## REQUIRED TASK
Return the records word for word. Any pictures in them are not part of the copy.

## THE RECORDS
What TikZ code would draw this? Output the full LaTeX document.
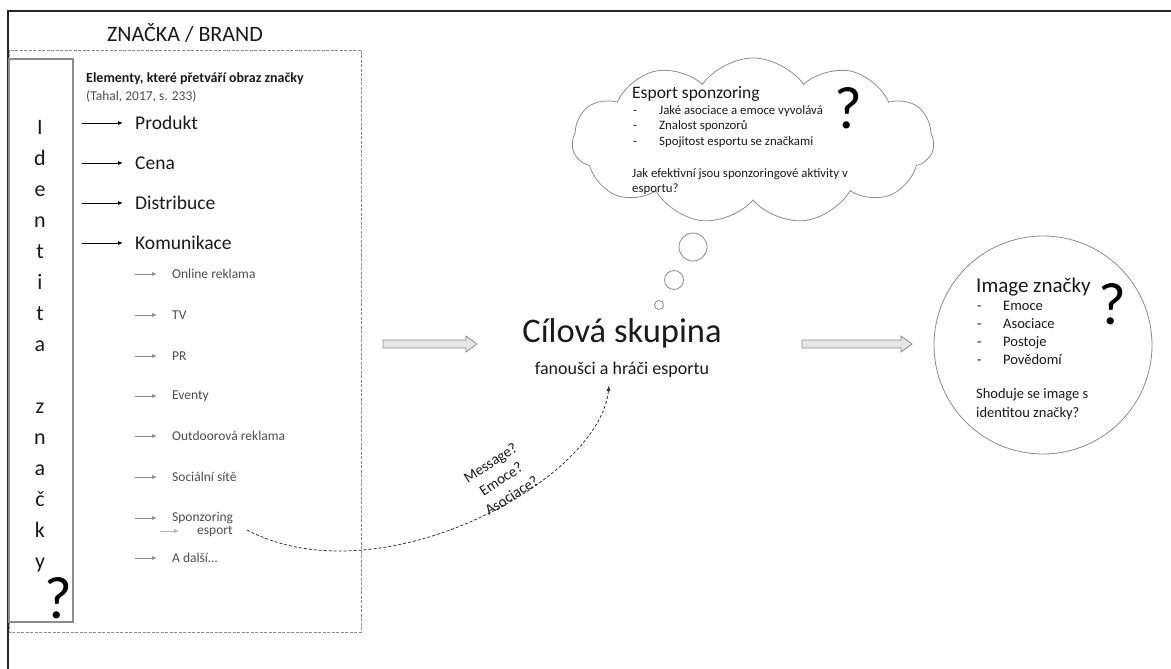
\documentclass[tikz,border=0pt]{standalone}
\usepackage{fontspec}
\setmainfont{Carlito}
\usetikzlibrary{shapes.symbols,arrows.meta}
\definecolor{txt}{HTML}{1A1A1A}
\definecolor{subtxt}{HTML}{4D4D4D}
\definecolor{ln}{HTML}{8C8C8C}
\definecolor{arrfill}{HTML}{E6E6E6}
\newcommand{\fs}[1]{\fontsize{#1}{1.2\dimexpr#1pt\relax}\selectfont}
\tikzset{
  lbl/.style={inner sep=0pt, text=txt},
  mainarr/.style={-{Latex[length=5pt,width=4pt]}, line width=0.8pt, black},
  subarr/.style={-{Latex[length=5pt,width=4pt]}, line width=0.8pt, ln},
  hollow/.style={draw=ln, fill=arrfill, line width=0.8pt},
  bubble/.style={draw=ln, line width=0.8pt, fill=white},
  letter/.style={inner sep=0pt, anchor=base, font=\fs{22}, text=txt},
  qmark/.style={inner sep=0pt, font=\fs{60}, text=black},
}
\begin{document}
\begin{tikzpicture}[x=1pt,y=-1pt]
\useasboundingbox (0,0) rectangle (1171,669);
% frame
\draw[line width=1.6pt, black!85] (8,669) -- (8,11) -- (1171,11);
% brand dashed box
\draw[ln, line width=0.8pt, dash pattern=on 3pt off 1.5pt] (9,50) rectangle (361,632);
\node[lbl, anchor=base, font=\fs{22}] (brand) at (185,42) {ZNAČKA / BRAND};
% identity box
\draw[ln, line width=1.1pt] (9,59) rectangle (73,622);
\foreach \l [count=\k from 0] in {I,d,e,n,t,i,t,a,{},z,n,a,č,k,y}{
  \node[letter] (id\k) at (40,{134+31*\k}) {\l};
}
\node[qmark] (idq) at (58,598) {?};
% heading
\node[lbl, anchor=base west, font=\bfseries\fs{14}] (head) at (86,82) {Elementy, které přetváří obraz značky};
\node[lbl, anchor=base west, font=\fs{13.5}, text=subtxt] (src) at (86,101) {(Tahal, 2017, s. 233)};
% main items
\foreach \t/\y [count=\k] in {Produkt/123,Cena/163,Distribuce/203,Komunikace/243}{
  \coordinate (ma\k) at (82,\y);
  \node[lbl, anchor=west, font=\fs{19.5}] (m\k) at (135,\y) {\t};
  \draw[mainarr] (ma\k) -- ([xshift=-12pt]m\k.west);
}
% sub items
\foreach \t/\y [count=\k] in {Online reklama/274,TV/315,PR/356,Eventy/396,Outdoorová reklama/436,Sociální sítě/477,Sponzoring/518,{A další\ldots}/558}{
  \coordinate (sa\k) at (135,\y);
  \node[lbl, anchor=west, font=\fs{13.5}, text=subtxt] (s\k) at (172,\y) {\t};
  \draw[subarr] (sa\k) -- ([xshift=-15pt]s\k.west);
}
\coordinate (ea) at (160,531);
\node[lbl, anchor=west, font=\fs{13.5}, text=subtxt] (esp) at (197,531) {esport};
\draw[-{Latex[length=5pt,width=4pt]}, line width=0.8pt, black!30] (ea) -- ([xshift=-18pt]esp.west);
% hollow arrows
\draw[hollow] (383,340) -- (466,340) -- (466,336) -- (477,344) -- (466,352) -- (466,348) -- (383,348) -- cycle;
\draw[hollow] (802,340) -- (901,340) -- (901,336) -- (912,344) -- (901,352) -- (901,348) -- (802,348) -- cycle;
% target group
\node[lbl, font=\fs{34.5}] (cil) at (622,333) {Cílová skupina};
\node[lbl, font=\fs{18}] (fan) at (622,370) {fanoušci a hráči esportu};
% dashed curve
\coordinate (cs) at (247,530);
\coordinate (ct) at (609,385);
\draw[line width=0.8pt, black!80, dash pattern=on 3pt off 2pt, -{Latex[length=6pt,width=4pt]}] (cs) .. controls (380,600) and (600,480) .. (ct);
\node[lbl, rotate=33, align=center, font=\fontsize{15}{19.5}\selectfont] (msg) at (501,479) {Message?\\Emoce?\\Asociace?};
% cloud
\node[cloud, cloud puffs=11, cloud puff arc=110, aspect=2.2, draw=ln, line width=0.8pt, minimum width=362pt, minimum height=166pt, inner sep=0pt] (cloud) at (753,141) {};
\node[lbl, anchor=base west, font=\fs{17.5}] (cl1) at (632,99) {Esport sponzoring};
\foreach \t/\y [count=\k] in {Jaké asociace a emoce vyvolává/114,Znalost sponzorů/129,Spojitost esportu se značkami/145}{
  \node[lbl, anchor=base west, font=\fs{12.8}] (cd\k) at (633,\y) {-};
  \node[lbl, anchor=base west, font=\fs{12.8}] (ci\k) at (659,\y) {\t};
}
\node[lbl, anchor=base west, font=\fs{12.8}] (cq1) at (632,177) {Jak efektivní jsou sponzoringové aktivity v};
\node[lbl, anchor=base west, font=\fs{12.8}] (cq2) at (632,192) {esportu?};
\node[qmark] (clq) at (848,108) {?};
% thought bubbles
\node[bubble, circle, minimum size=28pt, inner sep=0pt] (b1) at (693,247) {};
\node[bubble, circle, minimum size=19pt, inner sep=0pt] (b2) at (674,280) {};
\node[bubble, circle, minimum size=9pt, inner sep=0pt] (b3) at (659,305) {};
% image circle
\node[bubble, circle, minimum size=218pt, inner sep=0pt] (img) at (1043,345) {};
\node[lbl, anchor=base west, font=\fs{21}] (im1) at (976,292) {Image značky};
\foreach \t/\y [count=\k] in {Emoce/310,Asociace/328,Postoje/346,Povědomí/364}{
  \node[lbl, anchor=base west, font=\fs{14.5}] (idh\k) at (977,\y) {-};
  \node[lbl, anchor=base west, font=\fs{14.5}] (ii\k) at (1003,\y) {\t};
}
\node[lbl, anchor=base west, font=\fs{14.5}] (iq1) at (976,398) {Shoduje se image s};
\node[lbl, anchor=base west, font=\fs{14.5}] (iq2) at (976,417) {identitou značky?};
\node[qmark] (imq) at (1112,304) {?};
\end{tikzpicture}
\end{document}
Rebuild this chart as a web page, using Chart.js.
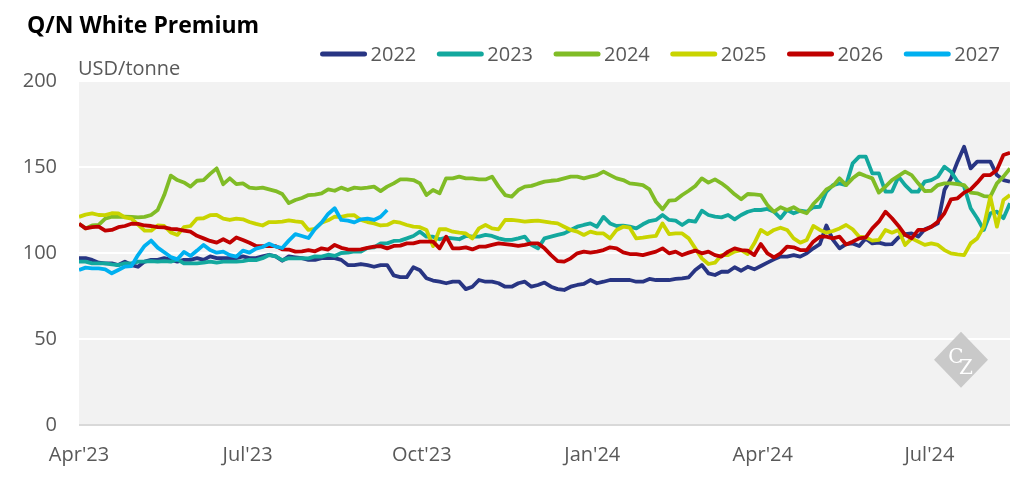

## CORRECT OUTPUT
What TikZ code would draw this? Output the full LaTeX document.
\documentclass[tikz,border=0pt]{standalone}
\usepackage{fontspec}
\setmainfont{Carlito}
\usetikzlibrary{shapes.symbols,arrows.meta}
\definecolor{txt}{HTML}{1A1A1A}
\definecolor{subtxt}{HTML}{4D4D4D}
\definecolor{ln}{HTML}{8C8C8C}
\definecolor{arrfill}{HTML}{E6E6E6}
\newcommand{\fs}[1]{\fontsize{#1}{1.2\dimexpr#1pt\relax}\selectfont}
\tikzset{
  lbl/.style={inner sep=0pt, text=txt},
  mainarr/.style={-{Latex[length=5pt,width=4pt]}, line width=0.8pt, black},
  subarr/.style={-{Latex[length=5pt,width=4pt]}, line width=0.8pt, ln},
  hollow/.style={draw=ln, fill=arrfill, line width=0.8pt},
  bubble/.style={draw=ln, line width=0.8pt, fill=white},
  letter/.style={inner sep=0pt, anchor=base, font=\fs{22}, text=txt},
  qmark/.style={inner sep=0pt, font=\fs{60}, text=black},
}
\begin{document}
\begin{tikzpicture}[x=1pt,y=-1pt]
\useasboundingbox (0,0) rectangle (1171,669);
% frame
\draw[line width=1.6pt, black!85] (8,669) -- (8,11) -- (1171,11);
% brand dashed box
\draw[ln, line width=0.8pt, dash pattern=on 3pt off 1.5pt] (9,50) rectangle (361,632);
\node[lbl, anchor=base, font=\fs{22}] (brand) at (185,42) {ZNAČKA / BRAND};
% identity box
\draw[ln, line width=1.1pt] (9,59) rectangle (73,622);
\foreach \l [count=\k from 0] in {I,d,e,n,t,i,t,a,{},z,n,a,č,k,y}{
  \node[letter] (id\k) at (40,{134+31*\k}) {\l};
}
\node[qmark] (idq) at (58,598) {?};
% heading
\node[lbl, anchor=base west, font=\bfseries\fs{14}] (head) at (86,82) {Elementy, které přetváří obraz značky};
\node[lbl, anchor=base west, font=\fs{13.5}, text=subtxt] (src) at (86,101) {(Tahal, 2017, s. 233)};
% main items
\foreach \t/\y [count=\k] in {Produkt/123,Cena/163,Distribuce/203,Komunikace/243}{
  \coordinate (ma\k) at (82,\y);
  \node[lbl, anchor=west, font=\fs{19.5}] (m\k) at (135,\y) {\t};
  \draw[mainarr] (ma\k) -- ([xshift=-12pt]m\k.west);
}
% sub items
\foreach \t/\y [count=\k] in {Online reklama/274,TV/315,PR/356,Eventy/396,Outdoorová reklama/436,Sociální sítě/477,Sponzoring/518,{A další\ldots}/558}{
  \coordinate (sa\k) at (135,\y);
  \node[lbl, anchor=west, font=\fs{13.5}, text=subtxt] (s\k) at (172,\y) {\t};
  \draw[subarr] (sa\k) -- ([xshift=-15pt]s\k.west);
}
\coordinate (ea) at (160,531);
\node[lbl, anchor=west, font=\fs{13.5}, text=subtxt] (esp) at (197,531) {esport};
\draw[-{Latex[length=5pt,width=4pt]}, line width=0.8pt, black!30] (ea) -- ([xshift=-18pt]esp.west);
% hollow arrows
\draw[hollow] (383,340) -- (466,340) -- (466,336) -- (477,344) -- (466,352) -- (466,348) -- (383,348) -- cycle;
\draw[hollow] (802,340) -- (901,340) -- (901,336) -- (912,344) -- (901,352) -- (901,348) -- (802,348) -- cycle;
% target group
\node[lbl, font=\fs{34.5}] (cil) at (622,333) {Cílová skupina};
\node[lbl, font=\fs{18}] (fan) at (622,370) {fanoušci a hráči esportu};
% dashed curve
\coordinate (cs) at (247,530);
\coordinate (ct) at (609,385);
\draw[line width=0.8pt, black!80, dash pattern=on 3pt off 2pt, -{Latex[length=6pt,width=4pt]}] (cs) .. controls (380,600) and (600,480) .. (ct);
\node[lbl, rotate=33, align=center, font=\fontsize{15}{19.5}\selectfont] (msg) at (501,479) {Message?\\Emoce?\\Asociace?};
% cloud
\node[cloud, cloud puffs=11, cloud puff arc=110, aspect=2.2, draw=ln, line width=0.8pt, minimum width=362pt, minimum height=166pt, inner sep=0pt] (cloud) at (753,141) {};
\node[lbl, anchor=base west, font=\fs{17.5}] (cl1) at (632,99) {Esport sponzoring};
\foreach \t/\y [count=\k] in {Jaké asociace a emoce vyvolává/114,Znalost sponzorů/129,Spojitost esportu se značkami/145}{
  \node[lbl, anchor=base west, font=\fs{12.8}] (cd\k) at (633,\y) {-};
  \node[lbl, anchor=base west, font=\fs{12.8}] (ci\k) at (659,\y) {\t};
}
\node[lbl, anchor=base west, font=\fs{12.8}] (cq1) at (632,177) {Jak efektivní jsou sponzoringové aktivity v};
\node[lbl, anchor=base west, font=\fs{12.8}] (cq2) at (632,192) {esportu?};
\node[qmark] (clq) at (848,108) {?};
% thought bubbles
\node[bubble, circle, minimum size=28pt, inner sep=0pt] (b1) at (693,247) {};
\node[bubble, circle, minimum size=19pt, inner sep=0pt] (b2) at (674,280) {};
\node[bubble, circle, minimum size=9pt, inner sep=0pt] (b3) at (659,305) {};
% image circle
\node[bubble, circle, minimum size=218pt, inner sep=0pt] (img) at (1043,345) {};
\node[lbl, anchor=base west, font=\fs{21}] (im1) at (976,292) {Image značky};
\foreach \t/\y [count=\k] in {Emoce/310,Asociace/328,Postoje/346,Povědomí/364}{
  \node[lbl, anchor=base west, font=\fs{14.5}] (idh\k) at (977,\y) {-};
  \node[lbl, anchor=base west, font=\fs{14.5}] (ii\k) at (1003,\y) {\t};
}
\node[lbl, anchor=base west, font=\fs{14.5}] (iq1) at (976,398) {Shoduje se image s};
\node[lbl, anchor=base west, font=\fs{14.5}] (iq2) at (976,417) {identitou značky?};
\node[qmark] (imq) at (1112,304) {?};
\end{tikzpicture}
\end{document}
Rebuild this chart as a web page, using Chart.js.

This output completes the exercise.